Cildo Meireles, Marulho (Surge of the Sea), 1991, wood decking, books, audio track. Installation view, Museu de Arte Moderna de Rio de Janeiro.

Curated by João Fernandes

One of the most significant Brazilian artists to emerge in the 1970s, Cildo Meireles epitomizes the ways in which Latin American artists have reshaped art-historical narratives of modernism and its aftermaths. His practice opens onto the experiential with formal elegance and arresting political critique.

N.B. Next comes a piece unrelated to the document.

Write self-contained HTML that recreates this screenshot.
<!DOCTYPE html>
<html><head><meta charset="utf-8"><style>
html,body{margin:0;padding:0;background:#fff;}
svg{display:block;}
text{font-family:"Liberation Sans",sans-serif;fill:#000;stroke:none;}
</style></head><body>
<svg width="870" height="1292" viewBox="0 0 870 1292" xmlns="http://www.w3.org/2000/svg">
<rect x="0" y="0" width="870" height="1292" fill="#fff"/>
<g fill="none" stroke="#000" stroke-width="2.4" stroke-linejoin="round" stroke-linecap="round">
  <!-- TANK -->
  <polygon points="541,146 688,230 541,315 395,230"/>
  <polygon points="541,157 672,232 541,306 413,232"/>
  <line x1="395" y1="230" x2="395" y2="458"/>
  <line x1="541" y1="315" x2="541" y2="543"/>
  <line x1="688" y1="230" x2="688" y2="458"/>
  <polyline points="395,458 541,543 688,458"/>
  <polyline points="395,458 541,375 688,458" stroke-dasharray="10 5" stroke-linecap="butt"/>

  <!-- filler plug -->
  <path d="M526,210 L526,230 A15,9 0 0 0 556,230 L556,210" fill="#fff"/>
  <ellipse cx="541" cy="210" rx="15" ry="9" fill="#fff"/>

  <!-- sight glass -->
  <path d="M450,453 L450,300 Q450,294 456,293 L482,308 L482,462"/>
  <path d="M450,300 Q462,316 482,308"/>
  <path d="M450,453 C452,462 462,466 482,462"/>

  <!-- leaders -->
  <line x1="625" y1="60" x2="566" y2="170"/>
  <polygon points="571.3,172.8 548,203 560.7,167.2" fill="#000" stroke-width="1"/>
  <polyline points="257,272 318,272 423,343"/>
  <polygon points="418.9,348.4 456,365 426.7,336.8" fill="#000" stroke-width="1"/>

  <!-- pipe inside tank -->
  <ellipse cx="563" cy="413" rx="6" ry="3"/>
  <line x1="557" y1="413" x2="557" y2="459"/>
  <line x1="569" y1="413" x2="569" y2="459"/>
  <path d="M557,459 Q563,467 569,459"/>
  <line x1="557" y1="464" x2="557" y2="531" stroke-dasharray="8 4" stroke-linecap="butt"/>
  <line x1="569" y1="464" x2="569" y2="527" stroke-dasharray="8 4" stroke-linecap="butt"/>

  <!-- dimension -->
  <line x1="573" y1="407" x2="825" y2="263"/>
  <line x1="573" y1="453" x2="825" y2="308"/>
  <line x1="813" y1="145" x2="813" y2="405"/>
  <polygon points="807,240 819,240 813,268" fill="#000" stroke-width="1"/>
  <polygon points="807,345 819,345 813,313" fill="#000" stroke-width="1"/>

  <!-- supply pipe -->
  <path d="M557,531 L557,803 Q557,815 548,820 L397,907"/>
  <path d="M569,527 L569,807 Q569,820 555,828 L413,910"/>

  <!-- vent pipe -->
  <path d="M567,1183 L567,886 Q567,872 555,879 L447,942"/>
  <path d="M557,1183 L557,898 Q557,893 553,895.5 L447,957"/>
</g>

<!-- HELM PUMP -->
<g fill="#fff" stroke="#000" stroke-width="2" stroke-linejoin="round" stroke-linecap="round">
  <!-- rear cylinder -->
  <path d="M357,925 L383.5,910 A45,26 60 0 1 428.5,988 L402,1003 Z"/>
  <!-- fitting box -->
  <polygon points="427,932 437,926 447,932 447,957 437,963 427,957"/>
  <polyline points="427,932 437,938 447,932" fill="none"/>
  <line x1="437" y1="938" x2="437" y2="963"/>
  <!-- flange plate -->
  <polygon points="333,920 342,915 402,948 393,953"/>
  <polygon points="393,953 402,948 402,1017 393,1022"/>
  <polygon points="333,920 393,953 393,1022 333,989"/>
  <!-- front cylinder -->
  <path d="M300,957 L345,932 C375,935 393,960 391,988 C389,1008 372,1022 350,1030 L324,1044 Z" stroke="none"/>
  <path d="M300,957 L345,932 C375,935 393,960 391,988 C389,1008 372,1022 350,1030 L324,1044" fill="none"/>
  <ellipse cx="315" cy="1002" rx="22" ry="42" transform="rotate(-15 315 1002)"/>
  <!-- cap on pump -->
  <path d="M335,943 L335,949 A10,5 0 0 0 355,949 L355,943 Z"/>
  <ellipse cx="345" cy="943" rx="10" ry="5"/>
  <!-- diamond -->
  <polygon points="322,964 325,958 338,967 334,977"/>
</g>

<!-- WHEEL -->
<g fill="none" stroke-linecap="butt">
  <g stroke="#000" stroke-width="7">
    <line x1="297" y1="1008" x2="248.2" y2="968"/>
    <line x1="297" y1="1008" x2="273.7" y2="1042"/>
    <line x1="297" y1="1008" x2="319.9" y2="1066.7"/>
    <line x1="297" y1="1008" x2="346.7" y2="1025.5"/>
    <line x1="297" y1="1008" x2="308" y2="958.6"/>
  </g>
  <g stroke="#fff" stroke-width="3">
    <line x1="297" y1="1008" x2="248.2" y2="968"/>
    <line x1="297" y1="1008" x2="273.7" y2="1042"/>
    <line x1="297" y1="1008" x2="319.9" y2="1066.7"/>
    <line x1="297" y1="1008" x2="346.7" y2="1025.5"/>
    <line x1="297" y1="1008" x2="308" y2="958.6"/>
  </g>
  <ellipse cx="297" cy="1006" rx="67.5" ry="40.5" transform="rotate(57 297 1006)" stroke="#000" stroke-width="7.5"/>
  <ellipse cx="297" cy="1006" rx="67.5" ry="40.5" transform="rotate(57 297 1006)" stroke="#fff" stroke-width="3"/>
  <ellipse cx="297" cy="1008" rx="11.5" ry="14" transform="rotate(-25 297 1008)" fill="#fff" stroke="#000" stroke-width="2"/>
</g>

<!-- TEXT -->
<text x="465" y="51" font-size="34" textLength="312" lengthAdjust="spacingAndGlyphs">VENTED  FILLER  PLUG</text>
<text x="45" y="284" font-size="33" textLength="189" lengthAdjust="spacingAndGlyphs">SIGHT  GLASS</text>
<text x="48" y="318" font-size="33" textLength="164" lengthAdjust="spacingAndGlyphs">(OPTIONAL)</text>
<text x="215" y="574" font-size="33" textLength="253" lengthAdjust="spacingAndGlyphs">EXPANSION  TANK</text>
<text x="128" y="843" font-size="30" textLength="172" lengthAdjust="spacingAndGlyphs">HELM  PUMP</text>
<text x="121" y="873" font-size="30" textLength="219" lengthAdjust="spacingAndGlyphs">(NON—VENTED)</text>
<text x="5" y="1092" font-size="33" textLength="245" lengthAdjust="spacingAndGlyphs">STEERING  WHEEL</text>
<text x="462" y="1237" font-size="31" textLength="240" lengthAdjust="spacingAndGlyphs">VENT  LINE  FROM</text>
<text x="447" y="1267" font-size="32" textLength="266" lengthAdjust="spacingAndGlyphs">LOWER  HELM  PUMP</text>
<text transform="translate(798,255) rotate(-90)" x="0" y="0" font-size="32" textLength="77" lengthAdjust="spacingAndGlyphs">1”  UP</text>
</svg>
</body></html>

In Madrid, Meireles presents more than 100 pieces, a selection organized around an axis of four major works: Olvido (Oblivion), 1987; Marulho (Surge of the Sea), 1991; Abajur (Lantern), 2010; and Amerikka, an installation conceived in 1991 that comprises a floor of 20,000 wooden eggs set beneath a ceiling of 50,000 bullets and that will be realized here for the first time. Expect this survey to cement Meireles’s role in forging the visual forms, communication models, and perceptual strategies through which art has come to represent, and continues to contest, the social sphere. Travels to the Fundação Serralves, Porto, Portugal, Oct. 26, 2013–Jan. 27, 2014; HangarBicocca, Milan, Mar. 6–June 1, 2014.